Tel est le deuxième objectif de cette approche.
Nous remercions d’ailleurs tous ceux et celles qui n’ont pas hésité à consacrer un peu de leur temps pour nous parler d’eux, de leur passion, de leurs vins, de leurs petits « secrets », avec la plupart du temps une grande sincérité (je précise que tous les vignerons présentés ont été sollicités).
A titre personnel, j’ai un petit regret : ne pas les avoir eus avec nous, tous ensembles, pour cette dégustation… et un petit débat à suivre…
Voici donc notre approche, avec 27 échantillons pour la plupart du Languedoc-Roussillon, auxquels nous avons associés deux vins du Gard et un de Catalogne, régions frontalières.
Bonne lecture !
Quelques commentaires de contexte :
Pression atmosphérique : 1016 hpa – temps pluvieux – vent faible – ½ lune descendante – sensations de dégustation : très bonnes.
Toutes les bouteilles, stockées pendant une longue période dans des conditions optimales, ont été placées dans une cave de service, à température adaptée, verticalement, 10 jours avant notre rendez-vous.
Cette dégustation s’est déroulée en deux séances : l’après-midi à 14h15 puis le soir à 19h30.
Ce compte-rendu détaille les impressions de chaque séance.

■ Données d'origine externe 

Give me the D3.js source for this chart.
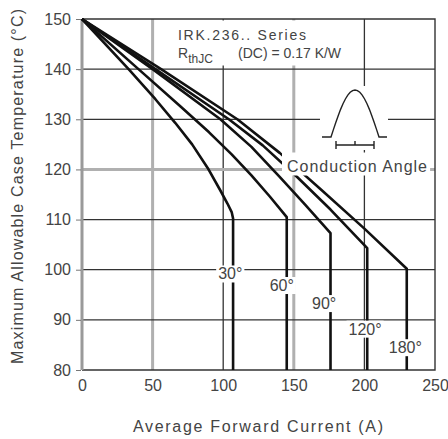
<!DOCTYPE html>
<html>
<head>
<meta charset="utf-8">
<script src="https://cdnjs.cloudflare.com/ajax/libs/d3/7.8.5/d3.min.js"></script>
<style>
  body { margin: 0; background: #fff; }
  text { font-family: "Liberation Sans", Arial, sans-serif; fill: #444; }
</style>
</head>
<body>
<div id="chart"></div>
<script>
// Case temperature derating vs average forward current, one curve per conduction angle.

const xTicks = [0, 50, 100, 150, 200, 250];
const yTicks = [80, 90, 100, 110, 120, 130, 140, 150];
const angles = ['30°', '60°', '90°', '120°', '180°'];

// [current (A), case temperature (°C)]
const curve30  = [[0,150],[33,140],[52,134],[66,129.3],[78,125],[89,120.3],[98,115.8],[103,113.2],[106,111.5],[107,110.2],[107,80]];
const curve60  = [[0,150],[40,140],[70,132.5],[90,127.4],[106,123],[120,118.8],[133,114.6],[145,110.5],[145,80]];
const curve90  = [[0,150],[50,140],[98,130],[120,124.5],[140,118.5],[158,113],[176,107.3],[176,80]];
const curve120 = [[0,150],[52,140],[104,130],[128,124.8],[152,118.6],[176,112],[202,104.3],[202,80]];
const curve180 = [[0,150],[56,140],[110,130],[140,123.3],[170,115.8],[200,108.2],[230,100.2],[230,80]];
const curves = [curve30, curve60, curve90, curve120, curve180];

// where each angle label sits (data coords)
const angleLabelAt = [[105,99.2],[141.5,96.9],[171.5,93.3],[200.5,88.2],[229,84.5]];

const W = 448, H = 439;
const m = { top: 19, right: 13, bottom: 69, left: 82 };

const x = d3.scaleLinear().domain([0, 250]).range([m.left, W - m.right]);
const y = d3.scaleLinear().domain([80, 150]).range([H - m.bottom, m.top]);

const svg = d3.select('#chart').append('svg').attr('width', W).attr('height', H);

// grid — some lines in the scan are light and wide, the rest thin and dark
const softX = new Set([50, 150]);
const softY = new Set([120]);
svg.append('g').selectAll('line').data(xTicks.slice(1, -1)).enter().append('line')
  .attr('x1', d => x(d)).attr('x2', d => x(d))
  .attr('y1', y(150)).attr('y2', y(80))
  .attr('stroke', d => softX.has(d) ? '#b0b0b0' : '#333')
  .attr('stroke-width', d => softX.has(d) ? 3 : 1.3);
svg.append('g').selectAll('line').data(yTicks.slice(1, -1)).enter().append('line')
  .attr('x1', x(0)).attr('x2', x(250))
  .attr('y1', d => y(d)).attr('y2', d => y(d))
  .attr('stroke', d => softY.has(d) ? '#b0b0b0' : '#333')
  .attr('stroke-width', d => softY.has(d) ? 3 : 1.3);

// frame
svg.append('path')
  .attr('d', `M${x(0)},${y(150)}H${x(250)}V${y(80)}H${x(0)}`)
  .attr('fill', 'none').attr('stroke', '#333').attr('stroke-width', 1.4);
svg.append('line')
  .attr('x1', x(0)).attr('x2', x(0)).attr('y1', y(150)).attr('y2', y(80))
  .attr('stroke', '#9a9a9a').attr('stroke-width', 3);

// y ticks + labels
const yAxis = d3.axisLeft(y).tickValues(yTicks).tickSize(5).tickPadding(5);
const ya = svg.append('g').attr('transform', `translate(${x(0) - 1},0)`).call(yAxis);
ya.select('.domain').remove();
ya.selectAll('line').attr('stroke', '#777');
ya.selectAll('text').style('font-size', '16px').attr('fill', '#555');

// x labels
const xAxis = d3.axisBottom(x).tickValues(xTicks).tickSize(0).tickPadding(10);
const xa = svg.append('g').attr('transform', `translate(0,${y(80)})`).call(xAxis);
xa.select('.domain').remove();
xa.selectAll('text').style('font-size', '16px').attr('fill', '#555');

// axis titles
svg.append('text')
  .attr('transform', `translate(23,${(8 + 365) / 2}) rotate(-90)`)
  .attr('text-anchor', 'middle').style('font-size', '16px').attr('fill', '#555')
  .attr('textLength', 355).text('Maximum Allowable Case Temperature (°C)');
svg.append('text')
  .attr('x', 258).attr('y', 432)
  .attr('text-anchor', 'middle').style('font-size', '16px').attr('fill', '#555')
  .attr('textLength', 250).text('Average Forward Current (A)');

// curves
const line = d3.line().x(d => x(d[0])).y(d => y(d[1]));
svg.append('g').selectAll('path').data(curves).enter().append('path')
  .attr('d', line)
  .attr('fill', 'none').attr('stroke', '#111').attr('stroke-width', 2.6)
  .attr('stroke-linejoin', 'round');

// white patch behind a text, like the scan
function knockout(sel, pad) {
  const b = sel.node().getBBox();
  svg.insert('rect', () => sel.node())
    .attr('x', b.x - pad[3]).attr('y', b.y - pad[0])
    .attr('width', b.width + pad[1] + pad[3]).attr('height', b.height + pad[0] + pad[2])
    .attr('fill', '#fff');
}

// angle labels
angles.forEach((a, i) => {
  const p = angleLabelAt[i];
  const t = svg.append('text')
    .attr('x', x(p[0])).attr('y', y(p[1])).attr('dy', '0.36em')
    .attr('text-anchor', 'middle').style('font-size', '16px').attr('fill', '#555')
    .text(a);
  knockout(t, [0, 2, 0, 2]);
});

// series annotation
const note = svg.append('g');
note.append('text').attr('x', 178).attr('y', 40).style('font-size', '14px')
  .attr('textLength', 128).text('IRK.236.. Series');
const r = note.append('text').attr('x', 178).attr('y', 58).style('font-size', '14px');
r.append('tspan').text('R');
r.append('tspan').attr('dy', 5).style('font-size', '12px').text('thJC');
r.append('tspan').attr('x', 238).attr('dy', -5).text('(DC) = 0.17 K/W');
{
  const b = note.node().getBBox();
  svg.insert('rect', () => note.node())
    .attr('x', b.x - 8).attr('y', y(150) + 1.5)
    .attr('width', b.width + 22).attr('height', b.y + b.height - y(150) - 2)
    .attr('fill', '#fff');
}

// conduction angle label
const ca = svg.append('text').attr('x', 287).attr('y', 171.5)
  .style('font-size', '16px').attr('textLength', 140).text('Conduction Angle');
knockout(ca, [5, 3, 1, 5]);

// half-sine pulse icon
const base = 137, x0 = 331, x1 = 379, peak = 90;
svg.append('rect').attr('x', 320).attr('y', 86).attr('width', 68).attr('height', 64).attr('fill', '#fff');
const pulse = d3.range(0, 1.0001, 0.05).map(t => [x0 + t * (x1 - x0), base - Math.sin(Math.PI * t) * (base - peak)]);
const icon = svg.append('g').attr('fill', 'none').attr('stroke', '#222').attr('stroke-width', 1.4);
icon.append('path').attr('d', d3.line()([[322, base], ...pulse, [387, base]]));
icon.append('path').attr('d', `M336,141V149M336,145H374M374,141V149M355,145V141`);
</script>
</body>
</html>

Entre autres causes, une aération de 5 heures (dans la bouteille rebouchée en position verticale) peut expliquer les variations dans les appréciations.
Les notes de Didier Sanchez, présent l’après-midi et le soir, reflètent ces fluctuations.
Les vins sont dégustés carafés puis présentés à l’aveugle.
Les verres utilisés sont les « Expert » de Spiegelau.
DS : Didier Sanchez – LG Laurent Gibet – PR : Philippe Ricard – MS : Miguel Sennoun – CD : Christian Declume – PC : Pierre Citerne – MF : Maxime France.
Interview des vignerons
Selon vous, existe-t-il, aujourd’hui plus qu’hier, une prise de conscience chez les vignerons du Languedoc-Roussillon que l’avenir ne passe plus vers une quête de maturité parfois poussée (souvent constatée dans les années 90 à début 2000), mais vers une valorisation des notions de fraîcheur ? Est-ce une prise de conscience encore isolée ou prend-elle une dimension significative ?
Coume del Mas – Philippe Gard : maturité et fraîcheur ne sont pas opposées. La fraîcheur étant plutôt pour moi liée à une plus grande part laissée à l’expression du terroir sur des vignes à petit rendement sans vouloir ne mettre en avant que le cépage.
Roc d’Anglade – Rémy Pédreno : je pense que la prise de conscience progresse et n’est plus seulement l’apanage des vignerons réputés, en raison notamment de la demande des consommateurs.
Préceptorie de Centernach – Aurélie Pereira : c’est une prise de conscience « générale » pour la minorité des vignerons qui cherche l’équilibre ; mais n’oublions pas que le Languedoc Roussillon reste encore majoritairement une région de viticulteurs (producteur de raisin et non de vins) coopérateurs…
Haute Terre de Comberousse – Paul Reder : la notion de maturité est pour moi essentielle. Elle n’est atteinte que poussée même dans notre région. Opposer maturité et fraîcheur est pour moi le travers qui tord le cou au terroir.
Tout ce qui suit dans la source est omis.